— Я спал, а меня разбудили. — Наверное, на лице у меня выразилось недоумение. — Когда я сплю, мне не нужна еда, — объяснил он.
Он говорит, что его зовут не Михаэле, а Михаэл.
Ноэль требует, чтобы я не задерживал больных в лазарете. У нас всего восемь коек, а больных сейчас шестнадцать, остальные восемь лежат в помещении, где раньше взвешивали жокеев. Зачем я их так долго лечу, неужели нельзя выпустить побыстрее? Я объясняю ему, что, если не долечу больного дизентерией, в лагере начнется эпидемия. Нет, от эпидемии избави боже, но в лазарет часто попадают симулянты, а он не намерен им попустительствовать. Его обязанность — перевоспитывать заключенных, отвечаю я, моя — лечить больных, на то я и врач. Он похлопывает меня по плечу.
— Вы знаете свое дело, я в этом нисколько не сомневаюсь, — говорит он. — Но они не должны считать, что мы их жалеем, это единственное, чего я хочу.
Между нами повисает молчание; мы смотрим, как по стеклу бьются мухи.
— Но мы их действительно жалеем, — неуверенно говорю я.
— Может, и жалеем, — соглашается он. — Может, где-то в глубине души у нас даже есть расчет.
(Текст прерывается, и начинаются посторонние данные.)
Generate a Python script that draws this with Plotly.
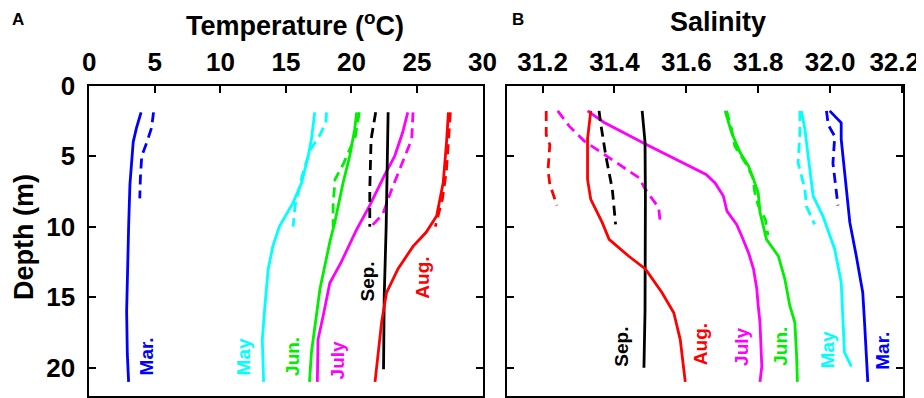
import plotly.graph_objects as go

# ---------------- Panel A: Temperature (°C) vs depth (m) ----------------
mar_t_depth = [1.9, 3, 4, 5, 7, 10, 13, 16, 19, 21]
mar_t = [3.95, 3.6, 3.35, 3.25, 3.1, 3.0, 2.9, 2.85, 2.9, 3.0]
mar_td_depth = [1.9, 3, 4, 5, 6.5, 8]
mar_td = [4.9, 4.75, 4.4, 4.0, 3.9, 3.85]

may_t_depth = [1.9, 3.8, 5, 6.9, 8.3, 10, 11.4, 13, 15.6, 18, 21]
may_t = [17.2, 16.95, 16.7, 16.2, 15.55, 14.5, 14.0, 13.65, 13.4, 13.2, 13.3]
may_td_depth = [1.9, 2.6, 3.5, 4.5, 6, 7.3, 8.5, 10]
may_td = [18.1, 18.05, 17.6, 16.9, 16.35, 16.0, 15.7, 15.55]

jun_t_depth = [1.9, 3.1, 5, 6.9, 9.7, 11.1, 14.4, 17, 18.9, 21]
jun_t = [20.4, 20.25, 19.87, 19.36, 18.73, 18.35, 17.6, 17.2, 16.95, 16.8]
jun_td_depth = [1.9, 2.6, 3.6, 5.6, 6.65, 8.5, 10]
jun_td = [20.6, 20.5, 20.3, 19.36, 18.75, 18.6, 18.6]

jul_t_depth = [1.9, 3.35, 5, 6.4, 8.5, 10.2, 12.55, 14, 16.3, 18, 21]
jul_t = [24.3, 23.9, 23.3, 22.5, 21.4, 20.4, 19.2, 18.35, 17.85, 17.45, 17.4]
jul_td_depth = [1.9, 3.8, 5.9, 7.4, 9.1, 10]
jul_td = [24.7, 24.6, 23.7, 23.05, 22.4, 21.5]

aug_t_depth = [1.9, 4.1, 6.9, 9.25, 10.4, 11.4, 13, 14.7, 16.8, 21]
aug_t = [27.4, 27.25, 27.0, 26.5, 25.7, 24.7, 23.55, 22.67, 22.3, 21.8]
aug_td_depth = [1.9, 4, 6, 8, 10]
aug_td = [27.55, 27.4, 27.25, 26.95, 26.4]

sep_t_depth = [1.9, 5, 10, 15, 20.1]
sep_t = [22.8, 22.75, 22.65, 22.5, 22.45]
sep_td_depth = [1.9, 3.8, 7.4, 10]
sep_td = [21.85, 21.5, 21.4, 21.4]

# ---------------- Panel B: Salinity vs depth (m) ----------------
aug_s_depth = [1.8, 3.8, 6.65, 8.07, 9.72, 10.9, 12.1, 13.0, 14.67, 16.1, 18.0, 19.1, 21.0]
aug_s = [31.334, 31.325, 31.325, 31.334, 31.366, 31.385, 31.44, 31.486, 31.532, 31.565, 31.583, 31.588, 31.597]
aug_sd_depth = [1.8, 3.5, 4.2, 6, 7, 8.5]
aug_sd = [31.21, 31.21, 31.22, 31.215, 31.22, 31.24]

sep_s_depth = [1.8, 4, 8, 12, 16, 20]
sep_s = [31.477, 31.485, 31.486, 31.486, 31.485, 31.482]
sep_sd_depth = [1.8, 2.75, 5.0, 7.36, 9.84]
sep_sd = [31.357, 31.362, 31.376, 31.394, 31.403]

jul_s_depth = [1.8, 2.6, 4.2, 6.3, 6.9, 7.83, 8.9, 9.84, 10.66, 11.84, 13.0, 14.4, 15.6, 16.8, 19.9, 21.0]
jul_s = [31.325, 31.37, 31.49, 31.655, 31.68, 31.703, 31.713, 31.74, 31.754, 31.773, 31.787, 31.796, 31.8, 31.805, 31.81, 31.805]
jul_sd_depth = [1.8, 2.88, 3.94, 5.24, 6.53, 7.36, 8.66, 9.84]
jul_sd = [31.242, 31.274, 31.316, 31.394, 31.468, 31.486, 31.523, 31.528]

jun_s_depth = [1.8, 3.35, 4.77, 5.71, 6.65, 7.6, 9.0, 10.9, 12.08, 13.7, 15.6, 16.8, 19.2, 21.0]
jun_s = [31.708, 31.726, 31.75, 31.773, 31.787, 31.8, 31.805, 31.823, 31.856, 31.874, 31.888, 31.902, 31.907, 31.909]
jun_sd_depth = [1.8, 3, 4.3, 5.5, 6.5, 7.5, 8.5, 9.5, 10.6]
jun_sd = [31.712, 31.725, 31.735, 31.765, 31.785, 31.79, 31.8, 31.82, 31.827]

may_s_depth = [1.8, 3.1, 5.0, 7.83, 9.25, 11.6, 13.96, 16.8, 18.9, 19.9]
may_s = [31.92, 31.93, 31.939, 31.953, 31.98, 32.013, 32.031, 32.036, 32.04, 32.059]
may_sd_depth = [1.8, 3.35, 5.47, 7.36, 8.54, 9.84]
may_sd = [31.916, 31.916, 31.911, 31.93, 31.934, 31.957]

mar_s_depth = [1.8, 2.64, 3.8, 6.2, 9.7, 12.08, 14.67, 16.8, 19.2, 21.0]
mar_s = [31.999, 32.031, 32.031, 32.04, 32.055, 32.073, 32.091, 32.096, 32.1, 32.105]
mar_sd_depth = [1.8, 2.8, 3.6, 5.5, 7, 8.5]
mar_sd = [31.99, 31.995, 32.013, 32.008, 32.015, 32.022]

# ---------------- labels ----------------
month_names = ["Mar.", "May", "Jun.", "July", "Sep.", "Aug."]
month_colors = ["#0000ff", "#00ffff", "#00ee00", "#ff00ff", "#000000", "#ff0000"]
temp_label_x = [4.4, 11.8, 15.5, 18.95, 21.25, 25.4]
temp_label_y = [19.2, 19.2, 19.2, 19.5, 13.9, 13.6]
sal_label_x = [32.147, 31.994, 31.861, 31.753, 31.421, 31.639]
sal_label_y = [18.8, 18.7, 18.5, 18.5, 18.5, 18.3]

temp_ticks = [0, 5, 10, 15, 20, 25, 30]
sal_ticks = [31.2, 31.4, 31.6, 31.8, 32.0, 32.2]
# trailing no-break spaces nudge the last label left so it stays inside the page
sal_ticktext = ["31.2", "31.4", "31.6", "31.8", "32.0", "32.2\u00a0\u00a0"]
depth_ticks = [0, 5, 10, 15, 20]

FONT = "Liberation Sans, Arial, sans-serif"
LW = 2.8
DASH = "10px,6px"

colors = dict(zip(month_names, month_colors))

fig = go.Figure()

def add(x, y, color, dash, xa, ya):
    fig.add_trace(go.Scatter(
        x=x, y=y, mode="lines", xaxis=xa, yaxis=ya, showlegend=False,
        line=dict(color=color, width=LW, dash=dash), hoverinfo="skip"))

temp_series = [
    ("Mar.", mar_t, mar_t_depth, mar_td, mar_td_depth),
    ("May", may_t, may_t_depth, may_td, may_td_depth),
    ("Jun.", jun_t, jun_t_depth, jun_td, jun_td_depth),
    ("July", jul_t, jul_t_depth, jul_td, jul_td_depth),
    ("Sep.", sep_t, sep_t_depth, sep_td, sep_td_depth),
    ("Aug.", aug_t, aug_t_depth, aug_td, aug_td_depth),
]
for name, xs, ys, xd, yd in temp_series:
    add(xd, yd, colors[name], DASH, "x", "y")
    add(xs, ys, colors[name], "solid", "x", "y")

sal_series = [
    ("Mar.", mar_s, mar_s_depth, mar_sd, mar_sd_depth),
    ("May", may_s, may_s_depth, may_sd, may_sd_depth),
    ("Jun.", jun_s, jun_s_depth, jun_sd, jun_sd_depth),
    ("July", jul_s, jul_s_depth, jul_sd, jul_sd_depth),
    ("Sep.", sep_s, sep_s_depth, sep_sd, sep_sd_depth),
    ("Aug.", aug_s, aug_s_depth, aug_sd, aug_sd_depth),
]
for name, xs, ys, xd, yd in sal_series:
    add(xd, yd, colors[name], DASH, "x2", "y2")
    add(xs, ys, colors[name], "solid", "x2", "y2")

# page body has an 8px margin: figure is drawn from (8, 8) of the window
OFF = 8
W, H = 924 - OFF, 398 - OFF

def px(X):
    return (X - OFF) / W

def py(Y):
    return 1 - (Y - OFF) / H

annotations = []
for name, c, lx, ly in zip(month_names, month_colors, temp_label_x, temp_label_y):
    annotations.append(dict(x=lx, y=ly, xref="x", yref="y", text=name, showarrow=False,
                            xanchor="center", yanchor="middle",
                            textangle=-90, font=dict(family=FONT, size=19, color=c, weight="bold")))
for name, c, lx, ly in zip(month_names, month_colors, sal_label_x, sal_label_y):
    annotations.append(dict(x=lx, y=ly, xref="x2", yref="y2", text=name, showarrow=False,
                            xanchor="center", yanchor="middle",
                            textangle=-90, font=dict(family=FONT, size=19, color=c, weight="bold")))

def label(X, Y, text, size, angle=0):
    return dict(x=px(X), y=py(Y), xref="paper", yref="paper", text=text, showarrow=False,
                xanchor="center", yanchor="middle", textangle=angle,
                font=dict(family=FONT, size=size, color="black", weight="bold"))

annotations += [
    label(295, 24, "Temperature (<sup>o</sup>C)", 27),
    label(718, 22, "Salinity", 27),
    label(24, 237, "Depth (m)", 27, -90),
    label(18, 19, "A", 17),
    label(518, 19, "B", 17),
]

tickfont = dict(family=FONT, size=26, color="black", weight="bold")
common_x = dict(side="top", ticks="inside", ticklen=7, tickwidth=2, tickcolor="black",
                showline=True, linecolor="black", linewidth=2, mirror=True, automargin=False,
                showgrid=False, zeroline=False, tickfont=tickfont, ticklabelstandoff=2,
                ticklabeloverflow="allow")
common_y = dict(ticks="inside", ticklen=7, tickwidth=2, tickcolor="black",
                showline=True, linecolor="black", linewidth=2, mirror="ticks", automargin=False,
                showgrid=False, zeroline=False, tickfont=tickfont, ticklabelstandoff=7,
                range=[22, 0], tickvals=depth_ticks)

ydom = [py(396), py(85.5)]
fig.update_layout(
    width=W, height=H,
    margin=dict(l=0, r=0, t=0, b=0, autoexpand=False),
    paper_bgcolor="white", plot_bgcolor="white",
    xaxis=dict(common_x, domain=[px(89.3), px(482.5)], range=[0, 30], tickvals=temp_ticks, anchor="y"),
    yaxis=dict(common_y, domain=ydom, anchor="x"),
    xaxis2=dict(common_x, domain=[px(506.7), px(903)], range=[31.1, 32.203], tickvals=sal_ticks,
                ticktext=sal_ticktext, anchor="y2"),
    yaxis2=dict(common_y, domain=ydom, anchor="x2", showticklabels=False),
    annotations=annotations,
)

fig.write_html("out.html")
Может, мы надеемся, что, если они все-таки возьмут верх и над нами начнется расправа, кто-нибудь вмешается и скажет: „Этих двух отпустите, они нас жалели“. Кто знает? Но сейчас я не об этом. Я сейчас о койкообороте. В наш лазарет поступает больше больных, чем из него выписывается, и я вас спрашиваю, что вы собираетесь по этому поводу предпринять?
Когда мы вышли из его кабинета, то увидели, что посреди бегового поля капрал поднимает на флагштоке оранжево-бело-синий флаг, оркестр из пяти человек играет „Uit die blou“[2], причем корнет фальшивит, а вокруг по стойке смирно стоят шестьсот человек с угрюмейшими лицами, босые, в рваных, не по размеру формах, — это их так перевоспитывают. Год назад мы пытались заставить их петь, но давно отступились.
Сегодня утром Фелисити вывела Михаэлса из палаты подышать воздухом. Когда я проходил мимо, он сидел на траве, подняв лицо к солнцу и впитывал тепло, как ящерица. Я спросил, нравится ли ему в лазарете. Он оказался неожиданно разговорчивым.
— Очень хорошо, что здесь нет радио, — сказал он. — В том, другом, месте радио играло все время.
Я подумал, что это он о другом лагере, но оказалось, нет: он вспомнил тот несчастный приют, где вырос.
— Там музыка играла с утра до вечера, до восьми часов. И деться от нее было некуда.
— Музыка играла, чтобы успокаивать вас, — объяснил я. — Иначе вы бы все время дрались и бросали в окно стулья. А музыка смягчала вашу агрессивность.
Не знаю, понял ли он меня, однако улыбнулся своей кривой улыбкой.
— А я от нее места себе не находил. Хотелось бежать куда глаза глядят — она мне думать мешала.
— О чем же ты думал?
— О том, что я лечу. Мне всегда хотелось летать. Я раскидывал руки и представлял себе, что вот я лечу над заборами, между домами. Лечу низко, над головами людей, а они меня не видят. А когда включали музыку, я ужасно мучался и больше не мог летать.
И он даже назвал две или три песни, которые ему особенно досаждали.
Я распорядился, чтобы его положили на другую кровать, возле окна, подальше от парня со сломанной ногой, который невесть почему невзлюбил К. и целый день его шпыняет. Теперь, когда он садится, ему хотя бы видно небо и верхушку флагштока.
— Ешь чуть больше, тогда ты сможешь ходить гулять, — уговариваю я его.
Но на самом деле ему нужна физиотерапия, а у нас ее нет. Он похож на игрушку из палочек, скрепленных резинками. Ему нужна строжайшая диета, легкие физические упражнения и физиотерапия, и тогда его через какое-то время можно будет выпустить в лагерную жизнь, и пусть себе марширует взад-вперед по беговому полю, выкрикивает лозунги и салютует флагу, а потом роет ямы и снова их засыпает.